Так вот, нарушая принятый обычай, я буду говорить о писателях многословных, бесстильных, описывающих «жизнь», страдающих большим или малым отчаяньем и неверием. Да и откуда им набраться веры? Они Мережковского, пожалуй, и не читали. Зато они наверное читали Чехова и Горького, от которых унаследовали свои литературные приемы и свою лирику, и Л. Андреева: тот же ужас, хриплый и смертный, коробит иногда их души, и так же они — слепые и полузрячие — ищут человека среди праха, не готовые, не умеющие или не желающие поднять глаза к небу — бог знает почему: потому ли, что они еще не умеют вскрыть в своих душах что-то большое, синее, астральное? или потому, что они злобствуют на мистиков, с их точки зрения заплевавших это небо, и за деревьями не видят леса? Или по партийному упрямству — такому тупому, сумасшедшему, но какому благородному!
Строгое разграничение этих писателей — задача невозможная: может быть, потому, что почти все они как-то дружно и сплоченно работают над одной большой темой — русской революцией, в большинстве случаев теряясь в подробностях. Но неуловимой чертой они разделяются на отрицателей «быта» и так называемых «бытовиков». В тех, которые отрицают быт, слышится горьковская нота — дерзкий задор и сосредоточенная пристальность взгляда. Этого холода и жесткости стали совсем нет у наследников Чехова, которых гораздо больше.

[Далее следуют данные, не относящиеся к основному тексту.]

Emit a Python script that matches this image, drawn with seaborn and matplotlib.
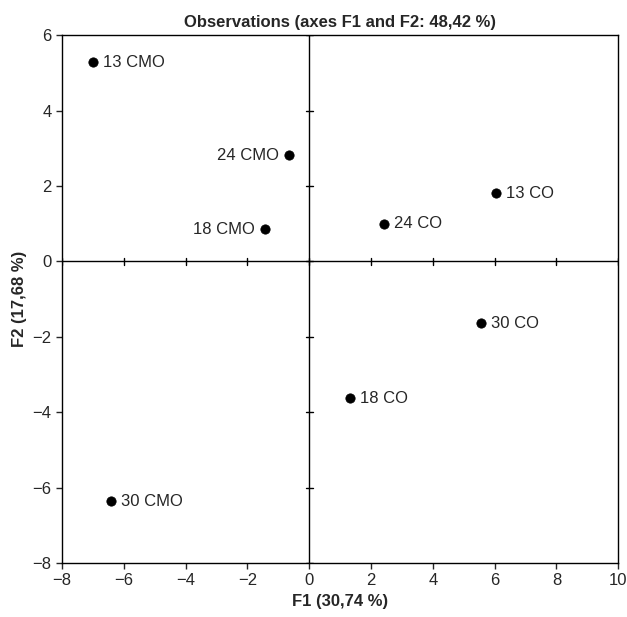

Они как-то мягкосердечнее и охотно растворяются в жалостливости, так что и страницы наводняют какими-то общими лирическими отступлениями. Тех и других касается горячее дыхание горна, в котором плавятся безумные души андреевских героев. «Бытовики» поддаются этому дыханию легче и охотнее; но тем и другим все-таки чужда душа этого кипучего безумия; часто оно для них — литературный прием или, что хуже того, — дешевый эффект.